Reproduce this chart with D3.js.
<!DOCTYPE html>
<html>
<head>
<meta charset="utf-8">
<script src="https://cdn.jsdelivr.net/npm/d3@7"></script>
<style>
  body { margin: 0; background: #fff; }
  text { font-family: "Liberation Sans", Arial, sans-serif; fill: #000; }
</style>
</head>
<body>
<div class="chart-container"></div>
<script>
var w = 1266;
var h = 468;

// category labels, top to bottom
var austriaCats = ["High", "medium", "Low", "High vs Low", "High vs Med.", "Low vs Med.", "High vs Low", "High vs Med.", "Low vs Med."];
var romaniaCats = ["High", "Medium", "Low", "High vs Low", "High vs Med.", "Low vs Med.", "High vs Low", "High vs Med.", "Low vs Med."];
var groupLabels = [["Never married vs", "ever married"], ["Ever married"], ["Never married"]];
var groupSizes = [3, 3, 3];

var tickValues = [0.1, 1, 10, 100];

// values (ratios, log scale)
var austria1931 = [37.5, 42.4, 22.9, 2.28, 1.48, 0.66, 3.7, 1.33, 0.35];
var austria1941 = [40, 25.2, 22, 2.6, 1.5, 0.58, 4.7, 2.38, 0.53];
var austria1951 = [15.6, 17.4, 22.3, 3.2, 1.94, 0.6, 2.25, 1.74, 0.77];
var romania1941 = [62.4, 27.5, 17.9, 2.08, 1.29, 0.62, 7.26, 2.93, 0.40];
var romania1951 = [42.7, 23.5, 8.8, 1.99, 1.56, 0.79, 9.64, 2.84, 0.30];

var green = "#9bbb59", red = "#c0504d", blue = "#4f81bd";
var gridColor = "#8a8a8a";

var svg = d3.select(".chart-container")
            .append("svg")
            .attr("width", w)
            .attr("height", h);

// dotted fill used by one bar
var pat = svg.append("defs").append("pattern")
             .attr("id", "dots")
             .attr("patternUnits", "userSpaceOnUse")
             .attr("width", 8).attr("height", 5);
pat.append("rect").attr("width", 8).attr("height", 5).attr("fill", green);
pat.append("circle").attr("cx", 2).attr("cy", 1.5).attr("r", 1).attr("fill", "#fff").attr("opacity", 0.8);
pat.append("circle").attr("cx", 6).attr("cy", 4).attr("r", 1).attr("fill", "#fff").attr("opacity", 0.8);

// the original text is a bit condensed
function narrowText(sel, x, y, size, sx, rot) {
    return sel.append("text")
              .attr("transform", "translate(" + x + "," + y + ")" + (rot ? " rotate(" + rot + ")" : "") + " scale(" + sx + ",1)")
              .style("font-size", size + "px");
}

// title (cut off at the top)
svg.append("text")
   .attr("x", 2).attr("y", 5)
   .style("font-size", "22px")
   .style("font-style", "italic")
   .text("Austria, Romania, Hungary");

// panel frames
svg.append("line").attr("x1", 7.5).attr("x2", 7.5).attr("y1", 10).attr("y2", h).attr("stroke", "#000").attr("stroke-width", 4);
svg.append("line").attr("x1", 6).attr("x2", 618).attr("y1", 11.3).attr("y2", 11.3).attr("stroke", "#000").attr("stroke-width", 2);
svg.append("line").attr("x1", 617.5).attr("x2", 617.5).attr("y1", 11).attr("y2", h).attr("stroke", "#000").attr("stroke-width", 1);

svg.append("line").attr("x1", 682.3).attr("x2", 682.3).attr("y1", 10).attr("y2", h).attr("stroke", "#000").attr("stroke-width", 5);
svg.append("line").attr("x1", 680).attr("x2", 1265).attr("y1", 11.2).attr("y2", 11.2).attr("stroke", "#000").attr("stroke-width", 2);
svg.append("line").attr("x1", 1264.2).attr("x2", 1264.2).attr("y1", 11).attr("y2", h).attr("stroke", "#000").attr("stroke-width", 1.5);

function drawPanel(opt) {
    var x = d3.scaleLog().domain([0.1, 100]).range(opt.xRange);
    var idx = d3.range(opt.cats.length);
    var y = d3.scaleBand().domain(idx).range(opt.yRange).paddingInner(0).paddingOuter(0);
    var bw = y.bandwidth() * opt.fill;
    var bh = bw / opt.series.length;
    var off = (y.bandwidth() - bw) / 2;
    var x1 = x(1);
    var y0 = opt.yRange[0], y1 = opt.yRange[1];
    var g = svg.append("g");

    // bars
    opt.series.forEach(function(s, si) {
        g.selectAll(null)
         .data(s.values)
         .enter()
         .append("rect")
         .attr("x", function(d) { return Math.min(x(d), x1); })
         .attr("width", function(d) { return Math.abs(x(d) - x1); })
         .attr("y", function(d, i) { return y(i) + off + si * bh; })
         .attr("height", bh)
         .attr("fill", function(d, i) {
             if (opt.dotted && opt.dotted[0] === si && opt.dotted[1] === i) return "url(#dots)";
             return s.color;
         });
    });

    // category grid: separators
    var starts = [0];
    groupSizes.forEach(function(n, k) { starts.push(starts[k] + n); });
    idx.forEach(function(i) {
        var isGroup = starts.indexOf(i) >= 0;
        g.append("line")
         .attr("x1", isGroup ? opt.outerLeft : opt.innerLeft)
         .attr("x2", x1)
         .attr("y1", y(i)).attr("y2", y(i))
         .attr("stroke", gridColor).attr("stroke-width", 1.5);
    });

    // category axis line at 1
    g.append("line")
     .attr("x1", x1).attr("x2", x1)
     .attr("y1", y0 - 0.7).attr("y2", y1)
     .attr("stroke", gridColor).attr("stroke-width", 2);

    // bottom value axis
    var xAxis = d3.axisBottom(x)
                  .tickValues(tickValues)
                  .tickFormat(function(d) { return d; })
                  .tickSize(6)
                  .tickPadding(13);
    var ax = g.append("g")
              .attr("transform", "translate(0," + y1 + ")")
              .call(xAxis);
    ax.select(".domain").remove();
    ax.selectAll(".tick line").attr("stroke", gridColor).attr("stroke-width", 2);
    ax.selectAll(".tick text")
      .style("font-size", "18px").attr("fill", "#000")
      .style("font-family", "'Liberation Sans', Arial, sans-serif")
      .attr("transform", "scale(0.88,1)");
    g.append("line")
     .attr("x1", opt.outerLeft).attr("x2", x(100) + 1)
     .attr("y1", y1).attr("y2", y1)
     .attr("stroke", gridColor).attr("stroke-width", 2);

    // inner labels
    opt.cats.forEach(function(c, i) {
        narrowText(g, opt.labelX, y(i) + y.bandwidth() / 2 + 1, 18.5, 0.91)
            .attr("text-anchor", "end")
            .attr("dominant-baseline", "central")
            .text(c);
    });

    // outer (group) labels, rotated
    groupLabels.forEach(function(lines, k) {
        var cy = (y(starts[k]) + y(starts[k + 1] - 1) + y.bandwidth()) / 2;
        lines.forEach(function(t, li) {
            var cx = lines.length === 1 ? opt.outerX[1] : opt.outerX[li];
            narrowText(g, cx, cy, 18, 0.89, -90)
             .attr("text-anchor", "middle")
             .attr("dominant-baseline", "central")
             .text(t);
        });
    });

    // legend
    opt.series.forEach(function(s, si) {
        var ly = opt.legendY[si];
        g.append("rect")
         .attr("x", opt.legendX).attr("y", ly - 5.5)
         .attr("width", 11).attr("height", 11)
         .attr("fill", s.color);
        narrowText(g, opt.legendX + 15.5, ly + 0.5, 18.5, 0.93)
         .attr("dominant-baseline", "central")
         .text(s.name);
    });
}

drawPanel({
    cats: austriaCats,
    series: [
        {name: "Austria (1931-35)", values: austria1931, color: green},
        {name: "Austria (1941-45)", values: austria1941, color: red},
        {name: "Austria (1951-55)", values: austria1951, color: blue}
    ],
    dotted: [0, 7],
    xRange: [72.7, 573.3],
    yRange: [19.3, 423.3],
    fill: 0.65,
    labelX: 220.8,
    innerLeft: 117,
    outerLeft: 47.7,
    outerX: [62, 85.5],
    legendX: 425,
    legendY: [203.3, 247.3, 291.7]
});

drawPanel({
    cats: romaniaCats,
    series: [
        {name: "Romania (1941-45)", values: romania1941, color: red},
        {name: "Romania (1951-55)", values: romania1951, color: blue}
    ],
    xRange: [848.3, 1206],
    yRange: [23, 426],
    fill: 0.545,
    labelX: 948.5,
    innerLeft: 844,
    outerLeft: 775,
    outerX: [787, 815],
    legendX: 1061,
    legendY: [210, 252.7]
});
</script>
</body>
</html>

-=-=-

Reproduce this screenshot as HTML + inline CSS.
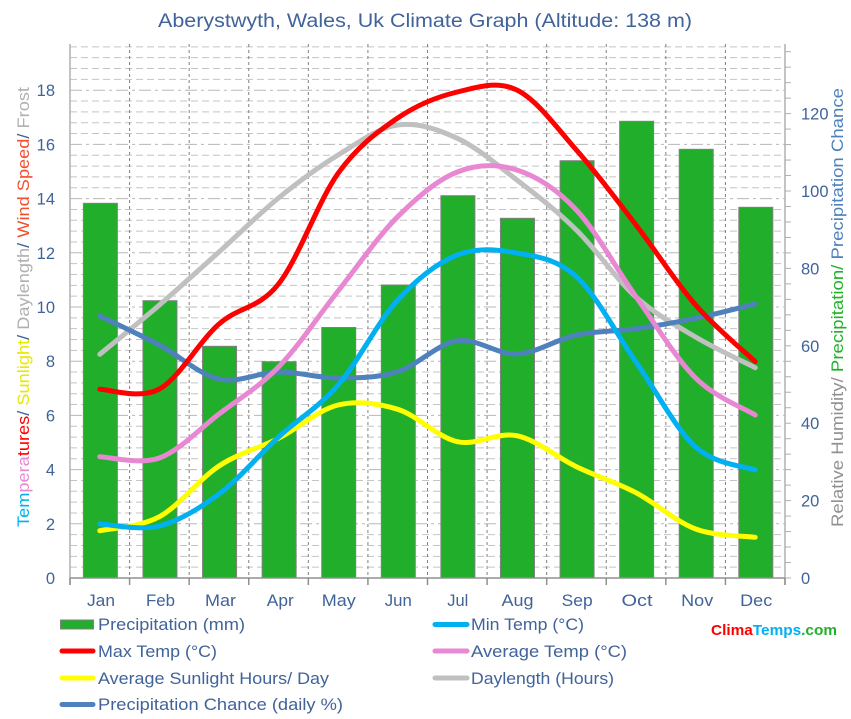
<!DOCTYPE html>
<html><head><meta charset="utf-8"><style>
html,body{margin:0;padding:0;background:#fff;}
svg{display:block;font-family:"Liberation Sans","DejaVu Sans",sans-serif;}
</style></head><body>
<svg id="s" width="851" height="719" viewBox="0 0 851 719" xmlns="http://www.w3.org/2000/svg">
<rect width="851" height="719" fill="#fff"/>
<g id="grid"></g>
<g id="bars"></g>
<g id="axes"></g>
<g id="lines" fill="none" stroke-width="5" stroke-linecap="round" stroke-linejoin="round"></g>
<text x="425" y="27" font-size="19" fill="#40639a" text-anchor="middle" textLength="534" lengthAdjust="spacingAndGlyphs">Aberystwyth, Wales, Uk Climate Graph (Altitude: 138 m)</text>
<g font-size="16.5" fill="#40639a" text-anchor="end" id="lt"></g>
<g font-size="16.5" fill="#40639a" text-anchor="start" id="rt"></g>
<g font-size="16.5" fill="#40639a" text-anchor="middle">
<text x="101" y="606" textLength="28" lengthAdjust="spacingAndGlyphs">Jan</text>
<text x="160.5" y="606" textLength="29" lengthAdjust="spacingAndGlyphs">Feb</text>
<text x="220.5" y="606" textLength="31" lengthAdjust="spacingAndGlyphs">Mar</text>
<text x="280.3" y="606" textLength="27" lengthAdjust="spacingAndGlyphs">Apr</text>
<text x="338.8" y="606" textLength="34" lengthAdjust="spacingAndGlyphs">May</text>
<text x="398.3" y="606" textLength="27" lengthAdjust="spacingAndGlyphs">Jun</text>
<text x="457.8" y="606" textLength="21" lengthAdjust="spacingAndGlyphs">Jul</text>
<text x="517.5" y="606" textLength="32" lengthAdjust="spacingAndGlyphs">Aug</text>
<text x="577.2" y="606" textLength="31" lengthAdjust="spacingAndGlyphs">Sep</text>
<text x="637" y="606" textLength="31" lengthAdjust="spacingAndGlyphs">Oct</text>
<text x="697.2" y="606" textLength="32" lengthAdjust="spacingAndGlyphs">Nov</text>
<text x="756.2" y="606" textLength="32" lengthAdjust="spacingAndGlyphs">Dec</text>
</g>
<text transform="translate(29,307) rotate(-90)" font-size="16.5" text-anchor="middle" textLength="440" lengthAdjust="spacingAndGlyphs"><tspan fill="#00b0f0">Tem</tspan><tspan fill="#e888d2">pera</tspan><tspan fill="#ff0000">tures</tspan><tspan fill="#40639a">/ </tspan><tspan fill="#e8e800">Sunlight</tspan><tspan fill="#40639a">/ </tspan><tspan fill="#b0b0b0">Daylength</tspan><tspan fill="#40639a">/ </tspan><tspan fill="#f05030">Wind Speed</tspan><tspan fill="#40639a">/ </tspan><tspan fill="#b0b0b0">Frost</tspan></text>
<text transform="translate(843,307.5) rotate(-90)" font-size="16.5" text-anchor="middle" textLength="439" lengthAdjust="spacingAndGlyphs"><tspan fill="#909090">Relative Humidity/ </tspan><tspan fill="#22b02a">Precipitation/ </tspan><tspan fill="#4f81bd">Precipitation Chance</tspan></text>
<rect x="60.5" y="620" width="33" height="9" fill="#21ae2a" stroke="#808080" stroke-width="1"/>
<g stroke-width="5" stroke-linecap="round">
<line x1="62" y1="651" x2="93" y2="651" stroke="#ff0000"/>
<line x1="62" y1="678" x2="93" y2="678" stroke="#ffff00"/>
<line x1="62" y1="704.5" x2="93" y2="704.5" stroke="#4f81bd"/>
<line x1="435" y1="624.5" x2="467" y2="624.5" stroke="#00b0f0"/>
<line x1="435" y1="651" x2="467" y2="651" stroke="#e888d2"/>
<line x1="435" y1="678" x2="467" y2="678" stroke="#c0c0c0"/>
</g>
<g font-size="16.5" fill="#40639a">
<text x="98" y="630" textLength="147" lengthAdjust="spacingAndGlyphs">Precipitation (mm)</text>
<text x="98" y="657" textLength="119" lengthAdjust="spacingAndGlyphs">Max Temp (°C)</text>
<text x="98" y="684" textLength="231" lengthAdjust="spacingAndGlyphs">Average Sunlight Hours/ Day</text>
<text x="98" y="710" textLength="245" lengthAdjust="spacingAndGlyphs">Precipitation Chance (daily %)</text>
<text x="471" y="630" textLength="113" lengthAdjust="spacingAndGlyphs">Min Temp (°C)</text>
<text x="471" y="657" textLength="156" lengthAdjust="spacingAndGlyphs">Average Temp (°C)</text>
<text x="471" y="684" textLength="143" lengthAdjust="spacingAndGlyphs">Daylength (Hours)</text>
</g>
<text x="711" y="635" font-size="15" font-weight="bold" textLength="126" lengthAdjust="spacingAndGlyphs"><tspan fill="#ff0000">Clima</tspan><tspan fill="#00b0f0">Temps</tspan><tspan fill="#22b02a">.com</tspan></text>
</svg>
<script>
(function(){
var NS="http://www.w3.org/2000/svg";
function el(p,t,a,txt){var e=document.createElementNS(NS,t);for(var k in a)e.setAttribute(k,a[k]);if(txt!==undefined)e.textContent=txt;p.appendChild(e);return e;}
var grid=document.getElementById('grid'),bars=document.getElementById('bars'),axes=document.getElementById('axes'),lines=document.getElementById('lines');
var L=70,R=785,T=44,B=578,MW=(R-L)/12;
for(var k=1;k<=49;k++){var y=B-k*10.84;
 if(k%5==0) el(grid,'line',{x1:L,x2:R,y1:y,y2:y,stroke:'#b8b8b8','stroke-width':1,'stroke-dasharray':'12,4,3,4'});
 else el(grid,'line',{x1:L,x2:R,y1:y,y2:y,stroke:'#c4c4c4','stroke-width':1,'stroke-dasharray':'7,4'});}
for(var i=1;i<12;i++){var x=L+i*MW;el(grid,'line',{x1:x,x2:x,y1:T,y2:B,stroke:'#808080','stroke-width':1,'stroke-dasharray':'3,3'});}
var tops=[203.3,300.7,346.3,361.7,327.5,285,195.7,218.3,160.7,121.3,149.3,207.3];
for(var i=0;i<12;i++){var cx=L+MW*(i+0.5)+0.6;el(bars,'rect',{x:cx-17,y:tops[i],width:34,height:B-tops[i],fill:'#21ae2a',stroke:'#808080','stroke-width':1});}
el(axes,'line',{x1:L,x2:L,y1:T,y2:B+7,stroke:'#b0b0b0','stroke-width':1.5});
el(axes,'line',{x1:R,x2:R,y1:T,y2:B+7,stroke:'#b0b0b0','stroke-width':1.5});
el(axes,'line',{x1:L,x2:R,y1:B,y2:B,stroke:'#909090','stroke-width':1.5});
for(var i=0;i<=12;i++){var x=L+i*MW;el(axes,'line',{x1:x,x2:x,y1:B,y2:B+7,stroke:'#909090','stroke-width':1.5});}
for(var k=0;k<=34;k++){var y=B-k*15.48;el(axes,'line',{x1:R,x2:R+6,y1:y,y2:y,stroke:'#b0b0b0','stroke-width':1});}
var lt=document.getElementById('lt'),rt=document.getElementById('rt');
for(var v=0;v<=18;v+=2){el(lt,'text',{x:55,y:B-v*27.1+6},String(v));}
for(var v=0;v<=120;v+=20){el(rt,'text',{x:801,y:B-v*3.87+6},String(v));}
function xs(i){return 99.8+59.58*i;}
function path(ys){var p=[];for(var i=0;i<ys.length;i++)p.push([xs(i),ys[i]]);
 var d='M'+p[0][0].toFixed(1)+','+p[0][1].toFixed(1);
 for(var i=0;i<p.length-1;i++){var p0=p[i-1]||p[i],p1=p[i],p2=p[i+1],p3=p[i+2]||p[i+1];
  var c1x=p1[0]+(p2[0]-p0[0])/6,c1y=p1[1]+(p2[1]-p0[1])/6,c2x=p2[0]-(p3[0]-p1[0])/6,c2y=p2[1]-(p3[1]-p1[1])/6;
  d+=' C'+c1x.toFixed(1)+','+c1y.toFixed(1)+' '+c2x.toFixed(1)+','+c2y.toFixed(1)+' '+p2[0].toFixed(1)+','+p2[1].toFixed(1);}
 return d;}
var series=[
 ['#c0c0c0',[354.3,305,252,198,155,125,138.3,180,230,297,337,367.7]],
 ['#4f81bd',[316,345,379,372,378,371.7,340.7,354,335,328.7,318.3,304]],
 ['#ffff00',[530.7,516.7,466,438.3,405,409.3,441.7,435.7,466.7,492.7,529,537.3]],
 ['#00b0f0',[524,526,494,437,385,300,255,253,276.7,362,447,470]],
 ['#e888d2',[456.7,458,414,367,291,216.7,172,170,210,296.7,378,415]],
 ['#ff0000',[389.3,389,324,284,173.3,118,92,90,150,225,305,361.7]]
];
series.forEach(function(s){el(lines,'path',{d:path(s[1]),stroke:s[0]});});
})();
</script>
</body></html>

-=-=-

> Stated goal
Show the lines where the word "this" appears in the entries.

> The solution
Reproduce this chart with D3.js.
Reproduce this screenshot as HTML + inline CSS.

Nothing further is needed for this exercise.